コーカサス

深夜の告白のコーカサスのレビュー・感想・評価

深夜の告白(1944年製作の映画)
3.9
スイカズラの香水が強まるころ…

「郵便配達は二度ベルを鳴らす」などで知られるジェームズ・M・ケイン原作の『倍額保険』を、ビリー・ワイルダーとレイモンド・チャンドラー(「大いなる眠り」)が共同で脚色したワイルダー監督初期の傑作フィルム・ノワール。

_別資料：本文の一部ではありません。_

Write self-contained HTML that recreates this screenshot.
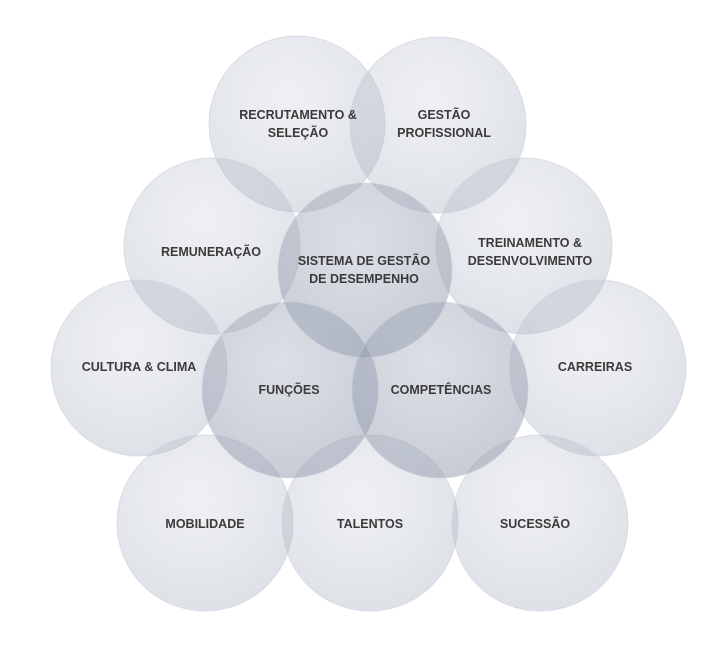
<!DOCTYPE html>
<html><head><meta charset="utf-8"><style>
html,body{margin:0;padding:0;background:#fff;}
svg{display:block}
text{font-family:"Liberation Sans",sans-serif;font-weight:bold;font-size:12.5px;fill:#3b3b3b;text-anchor:middle}
</style></head><body>
<svg width="726" height="656" viewBox="0 0 726 656">
<defs>
<radialGradient id="g" cx="0.45" cy="0.35" r="0.7">
<stop offset="0" stop-color="#b4bccb" stop-opacity="0.22"/>
<stop offset="1" stop-color="#9aa3b5" stop-opacity="0.34"/>
</radialGradient>
<radialGradient id="gd" cx="0.45" cy="0.35" r="0.7">
<stop offset="0" stop-color="#9ea7b8" stop-opacity="0.36"/>
<stop offset="1" stop-color="#8891a5" stop-opacity="0.48"/>
</radialGradient>
</defs>
<g stroke="#c9ced8" stroke-width="1" stroke-opacity="0.6">
<circle cx="297" cy="124" r="88" fill="url(#g)"/>
<circle cx="438" cy="125" r="88" fill="url(#g)"/>
<circle cx="212" cy="246" r="88" fill="url(#g)"/>
<circle cx="524" cy="246" r="88" fill="url(#g)"/>
<circle cx="139" cy="368" r="88" fill="url(#g)"/>
<circle cx="598" cy="368" r="88" fill="url(#g)"/>
<circle cx="205" cy="523" r="88" fill="url(#g)"/>
<circle cx="370" cy="523" r="88" fill="url(#g)"/>
<circle cx="540" cy="523" r="88" fill="url(#g)"/>
<circle cx="365" cy="270" r="87" fill="url(#gd)"/>
<circle cx="290" cy="390" r="88" fill="url(#gd)"/>
<circle cx="440" cy="390" r="88" fill="url(#gd)"/>
</g>
<text x="298" y="119">RECRUTAMENTO &amp;</text>
<text x="298" y="137">SELEÇÃO</text>
<text x="444" y="119">GESTÃO</text>
<text x="444" y="137">PROFISSIONAL</text>
<text x="211" y="256">REMUNERAÇÃO</text>
<text x="364" y="265">SISTEMA DE GESTÃO</text>
<text x="364" y="283">DE DESEMPENHO</text>
<text x="530" y="247">TREINAMENTO &amp;</text>
<text x="530" y="265">DESENVOLVIMENTO</text>
<text x="139" y="371">CULTURA &amp; CLIMA</text>
<text x="289" y="394">FUNÇÕES</text>
<text x="441" y="394">COMPETÊNCIAS</text>
<text x="595" y="371">CARREIRAS</text>
<text x="205" y="528">MOBILIDADE</text>
<text x="370" y="528">TALENTOS</text>
<text x="535" y="528">SUCESSÃO</text>
</svg>
</body></html>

映画通、あるいはワイルダー信者ならご存知の方もいるだろうが、一見豪華なこのビッグ3も、ワイルダーとチャンドラーは初顔合わせから仲が悪く、おまけにチャンドラーは大のケイン嫌いだった…というのだから、大人の世界とは複雑なものである。
しかし、そこはプロ。
相変わらず脚本が素晴らしい。
「このお洒落でちょっぴり皮肉めいた台詞回しはワイルダーで、このいかにもマーロウが云いそうなハードボイルドでタフな台詞はチャンドラーだろう」と、終始我々映画ファンを楽しませてくれる。
そして、やはりこの年代のスーツやソフト帽は本当に良い。

物語はまさにタイトル通り、マクマレイ演じるネフが、ひとり深夜に犯した罪を告白する回想劇だ。
その匂い立つようなフィリス (スタンウィック) の香りや煙草の紫煙、光と影のコントラストなどはモノクロならでは。

“マッチ嫌い” の同僚キーズ (ロビンソン)が、ネフに擦って差し出すマッチの柔らかい灯と最期の台詞が余韻を残す。

殺人は時に甘い香りがする…らしい。
それは勿論、スイカズラの香りである。